Hem kadın hem de erkeğin iffet ve namusunu her türlü tehlikeye karşı koruyacak en etkili kalkan hiç kuşkusuz huzurlu bir ailedir. Nitekim Kur'an, evlenme imkânını bulamayanların iffetlerini korumalarını isterken, iffetli kalabilmede evlilik hayatının önemine işaret etmektedir. Allah Resulü de ashabının gençlerine hitaben, "Evlenme imkânı bulanınız evlensin. Çünkü evlenmek, gözü haramdan çevirmek ve iffeti korumak için en iyi yoldur." buyururken, aile hayatının bireyin öz saygısını ve toplumsal saygınlığını koruyan yönüne işaret etmiştir. Bir toplumun geleceğe güvenle bakabilmesi, öncelikle evlenme çağına gelmiş genç kuşakların bir yuva kurarak meşru birlikteliklere özendirilmesine bağlıdır.
Durum böyle olunca neslin devamının en temel güvencesi olan ailenin korunması büyük önem arz etmektedir.
İnsanın namus ve haysiyeti, en az canı ve malı kadar değerlidir. Kişinin iffetine dil uzatılması, namusunun çiğnenmesi, hayatta yaşayabileceği en sarsıcı darbelerden, en ağır saldırılardan biridir. İffet, böyle bir saldırıya karşı insanı koruyabilecek en değerli erdemdir.
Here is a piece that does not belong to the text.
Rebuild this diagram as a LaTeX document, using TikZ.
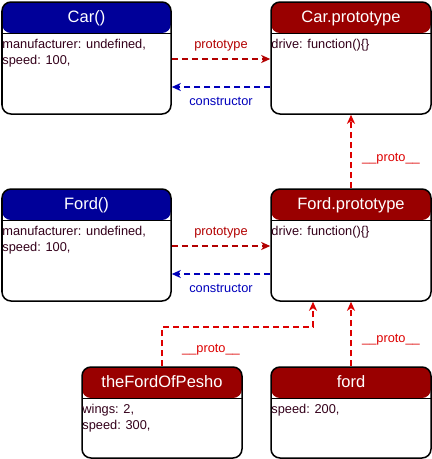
\documentclass[tikz,border=0pt]{standalone}
\usepackage{fontspec}
\setmainfont{Liberation Sans}
\usetikzlibrary{arrows.meta,calc}
\definecolor{headblue}{HTML}{000099}
\definecolor{headred}{HTML}{990000}
\definecolor{bodytxt}{HTML}{33001A}
\definecolor{protoC}{HTML}{B20000}
\definecolor{underC}{HTML}{DD0000}
\definecolor{consC}{HTML}{0000BB}
\tikzset{
  umlframe/.style={draw=black, line width=1.5pt, rounded corners=9pt, inner sep=0pt},
  titletxt/.style={text=white, font=\fontsize{16.5}{19}\selectfont, inner sep=0pt, anchor=base},
  bodytext/.style={text=bodytxt, font=\fontsize{12.8}{15.8}\selectfont, align=left, inner sep=0pt, anchor=north west},
  linklabel/.style={font=\fontsize{12.8}{15}\selectfont, inner sep=0pt, anchor=base},
  link/.style={line width=1.6pt, dash pattern=on 6pt off 4pt, -{Stealth[length=9pt,width=8pt,inset=2.5pt]}},
}
\newcommand\umlbox[8]{%
  \node[umlframe, minimum width=#4pt, minimum height=#5pt,
    path picture={\fill[#6] (path picture bounding box.north west) rectangle ([yshift=-31pt]path picture bounding box.east |- path picture bounding box.north);
      \draw[line width=0.8pt] ([yshift=-31pt]path picture bounding box.north west) -- ([yshift=-31pt]path picture bounding box.north east);}
  ] (#1) at (#2,#3) {};
  \node[titletxt] (#1-t) at ([yshift=-21.5pt]#1.north) {#7};
  \node[bodytext] (#1-b) at ([xshift=1pt,yshift=-38pt]#1.north west) {#8};
}
\begin{document}
\begin{tikzpicture}[x=1pt,y=-1pt]
\useasboundingbox (0,0) rectangle (432,459);
\umlbox{car}{86.5}{58}{169}{112}{headblue}{Car()}{manufacturer: undefined,\\speed: 100,}
\umlbox{carp}{351}{58}{160}{112}{headred}{Car.prototype}{drive: function()\{\}}
\umlbox{ford}{86.5}{245}{169}{112}{headblue}{Ford()}{manufacturer: undefined,\\speed: 100,}
\umlbox{fordp}{351}{245}{160}{112}{headred}{Ford.prototype}{drive: function()\{\}}
\umlbox{pesho}{162}{412.5}{160}{91}{headred}{theFordOfPesho}{wings: 2,\\speed: 300,}
\umlbox{fordo}{351}{412.5}{160}{91}{headred}{ford}{speed: 200,}

\draw[link, protoC] ([yshift=-1pt]car.east) -- ([yshift=-1pt]carp.west);
\draw[link, consC] ([yshift=-29pt]carp.west) -- ([yshift=-29pt]car.east);
\node[linklabel, text=protoC] (l1) at (221,48.5) {prototype};
\node[linklabel, text=consC] (l2) at (221,105) {constructor};

\draw[link, protoC] ([yshift=-1pt]ford.east) -- ([yshift=-1pt]fordp.west);
\draw[link, consC] ([yshift=-29pt]fordp.west) -- ([yshift=-29pt]ford.east);
\node[linklabel, text=protoC] (l3) at (221,235.5) {prototype};
\node[linklabel, text=consC] (l4) at (221,292) {constructor};

\draw[link, underC] (fordp.north) -- (carp.south);
\node[linklabel, text=underC] (l5) at (391,161) {\_\_proto\_\_};
\draw[link, underC] (fordo.north) -- (fordp.south);
\node[linklabel, text=underC] (l6) at (391,342) {\_\_proto\_\_};
\draw[link, underC] (pesho.north) -- ++(0,-39) -| ([xshift=-38pt]fordp.south);
\node[linklabel, text=underC] (l7) at (211,352) {\_\_proto\_\_};
\end{tikzpicture}
\end{document}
Önce aile sonra da toplum, neslin maddi bakımdan korunması kadar, manevi bakımdan da muhafazasına özen göstermelidir. Bu nedenle çocuklarımıza karşı 'ilgili' ve 'sorumlu' olmanın yanı sıra, onları 'tanıyıp anlamak' ve sağlıklı, tutarlı ilişkilerin yaşandığı bir 'çevre oluşturmak' gerekmektedir. Evlatlarımıza bir birey olarak 'saygı duymak', onların kendi saygınlıklarını kazanmalarına da önemli katkı sağlayacaktır.